After Bologna, I headed back to Venice for one more night. Instead of spending the day in the city, I bought a vaporetti pass and headed to Murano and Burano, two more bucket list places. Murano was a bit disappointing, but Burano was sheer magic.
And then it was on to Paris.
I have never been to Paris. Truthfully, I have never been all that interested in going. I know, eh? I guess I bought into the hype that Parisians are rude and that if you don’t speak French, forget about it. Since my flight home went through Paris, though, I figured what the hell. I should get off the plane. I am SO glad I did. I am totally smitten and am already planning a return visit.

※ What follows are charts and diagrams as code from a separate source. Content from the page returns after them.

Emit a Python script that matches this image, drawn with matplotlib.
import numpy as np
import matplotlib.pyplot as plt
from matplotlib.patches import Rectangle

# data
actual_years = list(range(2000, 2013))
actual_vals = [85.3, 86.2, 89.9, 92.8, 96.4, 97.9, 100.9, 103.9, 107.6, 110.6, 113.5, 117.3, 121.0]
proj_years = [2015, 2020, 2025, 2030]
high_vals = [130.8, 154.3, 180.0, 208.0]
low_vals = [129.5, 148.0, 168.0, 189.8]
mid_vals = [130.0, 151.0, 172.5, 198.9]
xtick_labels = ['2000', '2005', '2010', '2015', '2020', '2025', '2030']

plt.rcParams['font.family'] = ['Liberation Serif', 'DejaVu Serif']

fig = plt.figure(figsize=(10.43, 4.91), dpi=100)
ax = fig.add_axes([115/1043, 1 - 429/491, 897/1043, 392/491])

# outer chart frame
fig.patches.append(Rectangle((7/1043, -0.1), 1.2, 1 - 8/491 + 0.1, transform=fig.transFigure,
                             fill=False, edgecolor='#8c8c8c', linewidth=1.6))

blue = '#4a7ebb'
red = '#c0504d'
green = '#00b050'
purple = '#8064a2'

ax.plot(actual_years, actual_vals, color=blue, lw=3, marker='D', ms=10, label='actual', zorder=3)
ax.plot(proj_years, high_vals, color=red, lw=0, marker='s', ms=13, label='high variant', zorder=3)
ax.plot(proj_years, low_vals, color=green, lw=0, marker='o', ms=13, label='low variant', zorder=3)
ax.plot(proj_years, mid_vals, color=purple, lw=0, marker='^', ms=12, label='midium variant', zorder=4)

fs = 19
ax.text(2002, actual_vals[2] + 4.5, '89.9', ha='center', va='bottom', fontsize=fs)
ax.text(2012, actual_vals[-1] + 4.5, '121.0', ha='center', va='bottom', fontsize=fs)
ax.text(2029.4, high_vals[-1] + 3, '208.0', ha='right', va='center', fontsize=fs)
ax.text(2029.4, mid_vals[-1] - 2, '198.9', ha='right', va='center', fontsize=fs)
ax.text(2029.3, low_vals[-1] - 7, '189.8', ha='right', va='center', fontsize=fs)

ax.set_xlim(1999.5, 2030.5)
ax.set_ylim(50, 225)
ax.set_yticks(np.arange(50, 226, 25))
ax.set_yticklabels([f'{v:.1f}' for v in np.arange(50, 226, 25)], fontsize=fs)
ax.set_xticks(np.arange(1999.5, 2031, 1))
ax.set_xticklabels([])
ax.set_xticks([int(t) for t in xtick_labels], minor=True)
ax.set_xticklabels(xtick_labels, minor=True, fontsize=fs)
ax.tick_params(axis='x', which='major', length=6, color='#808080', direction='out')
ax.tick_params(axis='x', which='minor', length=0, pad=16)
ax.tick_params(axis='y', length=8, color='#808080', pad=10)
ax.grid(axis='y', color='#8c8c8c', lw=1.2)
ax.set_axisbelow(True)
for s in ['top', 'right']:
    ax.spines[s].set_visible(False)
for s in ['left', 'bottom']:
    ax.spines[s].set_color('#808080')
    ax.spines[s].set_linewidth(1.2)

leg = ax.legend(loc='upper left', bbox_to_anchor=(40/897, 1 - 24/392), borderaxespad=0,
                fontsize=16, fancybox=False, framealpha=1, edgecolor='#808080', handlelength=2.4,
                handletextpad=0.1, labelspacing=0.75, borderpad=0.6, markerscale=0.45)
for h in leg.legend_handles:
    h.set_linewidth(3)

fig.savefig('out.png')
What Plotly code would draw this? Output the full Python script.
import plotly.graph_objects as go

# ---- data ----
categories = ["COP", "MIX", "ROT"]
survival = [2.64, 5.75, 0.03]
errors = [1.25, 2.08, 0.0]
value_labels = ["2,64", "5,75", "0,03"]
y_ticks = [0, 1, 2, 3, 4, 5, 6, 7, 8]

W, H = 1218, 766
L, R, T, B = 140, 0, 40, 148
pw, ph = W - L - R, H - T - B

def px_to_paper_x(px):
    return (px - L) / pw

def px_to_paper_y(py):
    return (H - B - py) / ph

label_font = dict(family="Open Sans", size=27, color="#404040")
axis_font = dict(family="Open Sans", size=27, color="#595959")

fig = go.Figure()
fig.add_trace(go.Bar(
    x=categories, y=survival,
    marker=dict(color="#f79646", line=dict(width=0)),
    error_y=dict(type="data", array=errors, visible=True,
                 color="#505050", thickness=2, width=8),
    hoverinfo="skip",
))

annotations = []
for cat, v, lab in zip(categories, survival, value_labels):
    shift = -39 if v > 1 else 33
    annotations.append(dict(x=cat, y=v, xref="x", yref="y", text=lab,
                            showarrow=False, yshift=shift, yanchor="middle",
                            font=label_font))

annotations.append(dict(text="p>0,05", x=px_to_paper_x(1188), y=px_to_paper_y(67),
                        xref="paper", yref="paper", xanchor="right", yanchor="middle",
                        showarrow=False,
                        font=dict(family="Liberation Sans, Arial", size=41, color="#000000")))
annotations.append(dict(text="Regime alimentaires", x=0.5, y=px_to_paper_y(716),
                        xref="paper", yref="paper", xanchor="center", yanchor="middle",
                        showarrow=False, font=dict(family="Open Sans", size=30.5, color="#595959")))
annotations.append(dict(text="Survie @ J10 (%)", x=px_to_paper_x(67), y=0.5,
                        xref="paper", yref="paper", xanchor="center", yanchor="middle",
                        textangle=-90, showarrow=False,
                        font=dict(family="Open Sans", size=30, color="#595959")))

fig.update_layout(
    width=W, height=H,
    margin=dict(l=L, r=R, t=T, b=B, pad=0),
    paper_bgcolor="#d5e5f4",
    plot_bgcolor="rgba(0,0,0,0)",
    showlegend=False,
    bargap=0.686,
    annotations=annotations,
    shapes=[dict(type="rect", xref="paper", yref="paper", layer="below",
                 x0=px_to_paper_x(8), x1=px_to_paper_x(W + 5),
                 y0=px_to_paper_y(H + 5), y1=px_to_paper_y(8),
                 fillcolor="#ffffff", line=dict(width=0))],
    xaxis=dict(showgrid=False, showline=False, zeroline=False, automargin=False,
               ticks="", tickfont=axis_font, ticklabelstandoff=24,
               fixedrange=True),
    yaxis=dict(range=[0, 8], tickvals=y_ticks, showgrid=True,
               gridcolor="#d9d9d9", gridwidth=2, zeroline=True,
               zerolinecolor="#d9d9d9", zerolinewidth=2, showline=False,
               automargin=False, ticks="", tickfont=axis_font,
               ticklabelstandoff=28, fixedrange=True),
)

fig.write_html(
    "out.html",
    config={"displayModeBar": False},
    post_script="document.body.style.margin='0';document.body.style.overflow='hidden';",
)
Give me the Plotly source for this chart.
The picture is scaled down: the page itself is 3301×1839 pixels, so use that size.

Paris is like a secret. Every corner you turn offers up another feast for the eyes. I thought I walked a lot in Italy! I walked soooo much in Paris, but I also used the buses and metro a lot and found them super user- friendly. In fact, I found Paris friendly in general. I don’t speak French, but it wasn’t a problem. I ‘Bonjoured’ and ‘merci-ed’ my way along and was always met with a pleasant response…in restaurants, on the bus, in shops, on the street.
Of course, I took a literary tour of Paris because it’s a significant city for fans of writers of the 1920s, including, most famously, Ernest Hemingway. Gertrude Stein coined the term the “Lost Generation” to refer to the young writers who hung out in Paris (and London) during this period, Hemingway, F. Scott Fitzgerald, T.S. Eliot, Ezra Pound among them.
The tour mostly took us around to look at plaques on buildings (put up by building owners themselves, not the city) and cafes (most famously Cafe de Flore, where a coke will set you back 7 euro) where these writers would write and drink. Certainly an interesting way for anyone literary-minded to while away a few hours.
And, of course, no visit to Paris would be complete without a visit to Shakespeare and Company. Quite appropriately, my literary tour finished here.
I was so happy to finally be able to visit this store. 🙂
So, there you have it. A beautiful way to start my summer and memories to last a lifetime.
I will be back with some reviews asap.